You'll know exactly what you can afford by securing pre-approval from a lender, who will review your income, debt and credit, and suggest the loan best suited to your qualifications and needs. If you can put down more than the usual 20%, you may qualify for a higher loan amount.


With less than 20% down, you might pay a higher interest rate or PMI (Private Mortgage Insurance), because the lender assumes a greater risk. Consult a financial adviser about ways to raise the cash, like withdrawals from an IRA or gifts from your parents. Each has tax implications, so proceed with caution.


With your financial house in order, you're ready to discuss your desires with a real estate professional and begin your home search in earnest. Congratulations!

Sunday, July 1, 2007

More or Less!

A country church once paid $1,500 per acre more than "fair market value" for two acres of land adjoining the existing church property. In another transaction, a young couple agreed to accept $7,900 less than "fair market value" for their three-year-old tract home.

Once "fair market value" is established on real estate, other factors such as availability and time pressure may influence the final sales price. The church wanted an additional two acres adjoining church property to use for a picnic and fellowship area. Property located in any other spot would have been unsuitable. Thus the adjacent land held more value for the church because of its location, and they were willing to pay the price.
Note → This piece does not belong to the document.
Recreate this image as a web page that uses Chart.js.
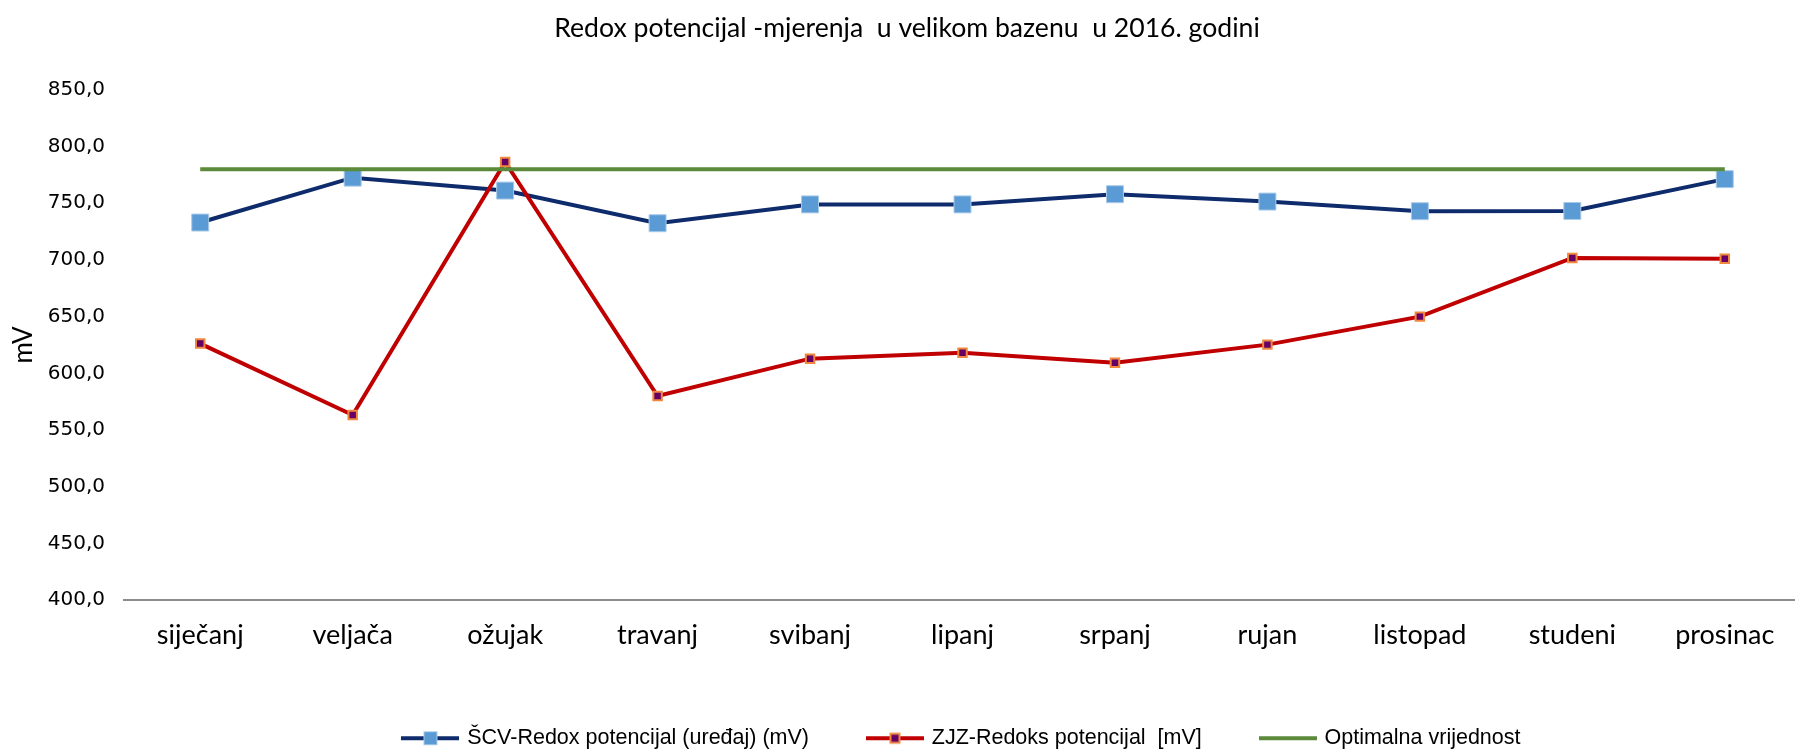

The couple that accepted $7,900 less than fair value for their home exemplifies the concept of time pressure. The husband, a middle management candidate within his company, was offered a promotion in another state. He was anxious to move and assume his new responsibilities. They weighed a higher selling price for their home against a fast move to the new job. The new job won out, resulting in a lower than fair market value sale price.

Keep in mind that even when the final sale price of real estate is higher or lower than "fair market value," both buyer and seller may experience complete satisfaction with the transaction.